#### SET PROBLEM:
Going through the material below, please gather all lines with the word "matplotlib" in them.

#### RAW DATA:

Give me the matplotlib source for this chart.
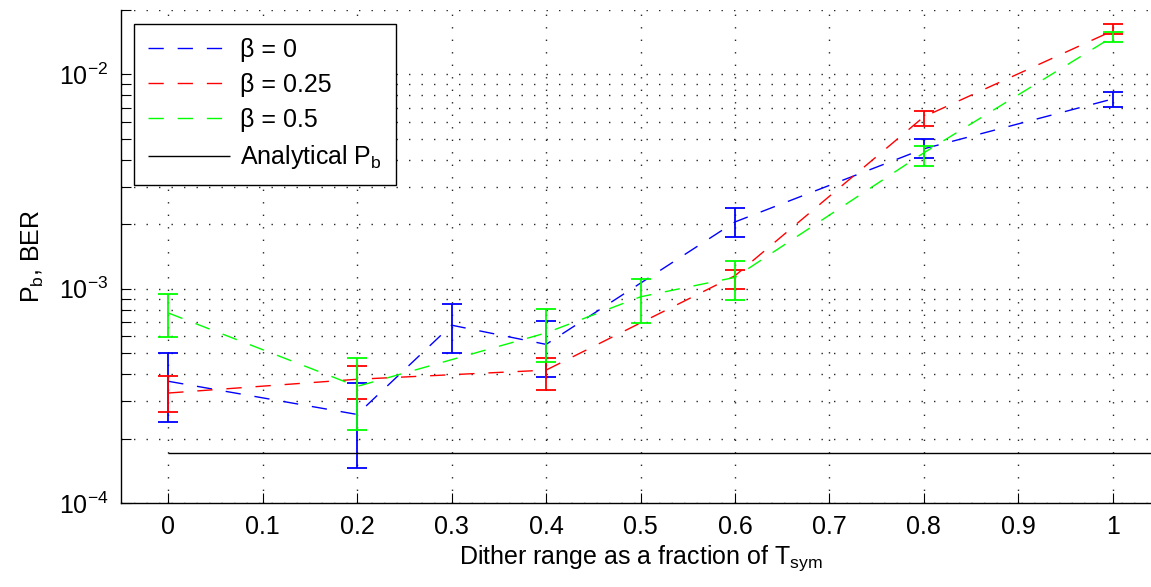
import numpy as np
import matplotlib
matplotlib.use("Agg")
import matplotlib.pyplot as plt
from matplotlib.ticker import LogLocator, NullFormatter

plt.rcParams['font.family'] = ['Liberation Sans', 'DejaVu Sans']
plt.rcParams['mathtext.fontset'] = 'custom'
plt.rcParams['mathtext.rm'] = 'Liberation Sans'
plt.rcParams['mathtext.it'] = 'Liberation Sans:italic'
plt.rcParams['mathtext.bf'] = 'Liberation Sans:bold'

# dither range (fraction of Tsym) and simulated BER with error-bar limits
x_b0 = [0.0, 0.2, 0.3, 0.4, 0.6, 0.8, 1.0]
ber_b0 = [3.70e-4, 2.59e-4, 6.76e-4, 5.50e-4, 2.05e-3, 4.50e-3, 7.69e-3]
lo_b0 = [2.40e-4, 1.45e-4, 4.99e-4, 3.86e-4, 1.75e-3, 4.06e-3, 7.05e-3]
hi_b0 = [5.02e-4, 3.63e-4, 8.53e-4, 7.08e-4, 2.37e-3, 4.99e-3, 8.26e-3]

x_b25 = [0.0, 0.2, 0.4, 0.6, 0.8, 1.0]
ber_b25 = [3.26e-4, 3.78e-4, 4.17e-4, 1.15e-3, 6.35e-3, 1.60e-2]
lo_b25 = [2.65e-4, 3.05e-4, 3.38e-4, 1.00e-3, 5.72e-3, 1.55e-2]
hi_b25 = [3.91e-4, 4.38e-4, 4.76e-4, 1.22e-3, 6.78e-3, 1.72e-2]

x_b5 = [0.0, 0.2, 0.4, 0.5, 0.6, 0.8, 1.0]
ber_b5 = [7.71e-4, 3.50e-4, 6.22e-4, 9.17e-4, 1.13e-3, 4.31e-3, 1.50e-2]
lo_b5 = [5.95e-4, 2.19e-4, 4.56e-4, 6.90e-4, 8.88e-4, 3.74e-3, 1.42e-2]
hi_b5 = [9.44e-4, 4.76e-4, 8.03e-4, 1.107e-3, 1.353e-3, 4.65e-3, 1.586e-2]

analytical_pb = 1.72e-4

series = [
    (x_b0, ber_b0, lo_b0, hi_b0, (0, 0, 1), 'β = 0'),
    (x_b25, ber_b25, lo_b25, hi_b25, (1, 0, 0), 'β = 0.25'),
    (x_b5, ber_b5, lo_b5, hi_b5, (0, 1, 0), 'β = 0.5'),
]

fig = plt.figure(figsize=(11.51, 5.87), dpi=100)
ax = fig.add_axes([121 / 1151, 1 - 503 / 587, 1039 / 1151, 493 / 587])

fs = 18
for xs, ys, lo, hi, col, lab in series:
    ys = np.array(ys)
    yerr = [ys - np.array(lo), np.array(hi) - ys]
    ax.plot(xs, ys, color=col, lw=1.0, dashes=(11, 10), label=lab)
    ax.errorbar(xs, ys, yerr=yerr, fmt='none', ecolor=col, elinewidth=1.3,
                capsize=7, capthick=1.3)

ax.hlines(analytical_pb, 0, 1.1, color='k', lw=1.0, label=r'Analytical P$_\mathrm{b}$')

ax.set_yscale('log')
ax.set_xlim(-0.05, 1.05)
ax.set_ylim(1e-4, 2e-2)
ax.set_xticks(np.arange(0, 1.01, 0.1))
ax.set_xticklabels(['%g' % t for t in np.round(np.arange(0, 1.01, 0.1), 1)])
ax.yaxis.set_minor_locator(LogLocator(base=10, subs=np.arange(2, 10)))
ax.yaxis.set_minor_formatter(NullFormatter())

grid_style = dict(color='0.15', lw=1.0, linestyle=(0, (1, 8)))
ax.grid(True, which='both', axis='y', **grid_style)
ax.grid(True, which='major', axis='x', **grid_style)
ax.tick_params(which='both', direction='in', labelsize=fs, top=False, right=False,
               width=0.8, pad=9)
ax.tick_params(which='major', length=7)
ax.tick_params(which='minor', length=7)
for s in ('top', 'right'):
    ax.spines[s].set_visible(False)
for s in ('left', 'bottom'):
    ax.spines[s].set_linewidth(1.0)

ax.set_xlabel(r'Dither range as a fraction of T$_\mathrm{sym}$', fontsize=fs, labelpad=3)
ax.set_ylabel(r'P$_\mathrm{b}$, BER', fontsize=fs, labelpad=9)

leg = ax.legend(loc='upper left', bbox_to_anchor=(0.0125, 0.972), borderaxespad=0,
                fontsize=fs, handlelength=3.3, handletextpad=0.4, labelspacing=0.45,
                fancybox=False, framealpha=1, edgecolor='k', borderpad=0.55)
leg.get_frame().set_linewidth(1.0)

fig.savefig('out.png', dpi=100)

#### WORKED SOLUTION:
Give me the matplotlib source for this chart.
import matplotlib
matplotlib.use("Agg")
import matplotlib.pyplot as plt
from matplotlib.ticker import LogLocator, NullFormatter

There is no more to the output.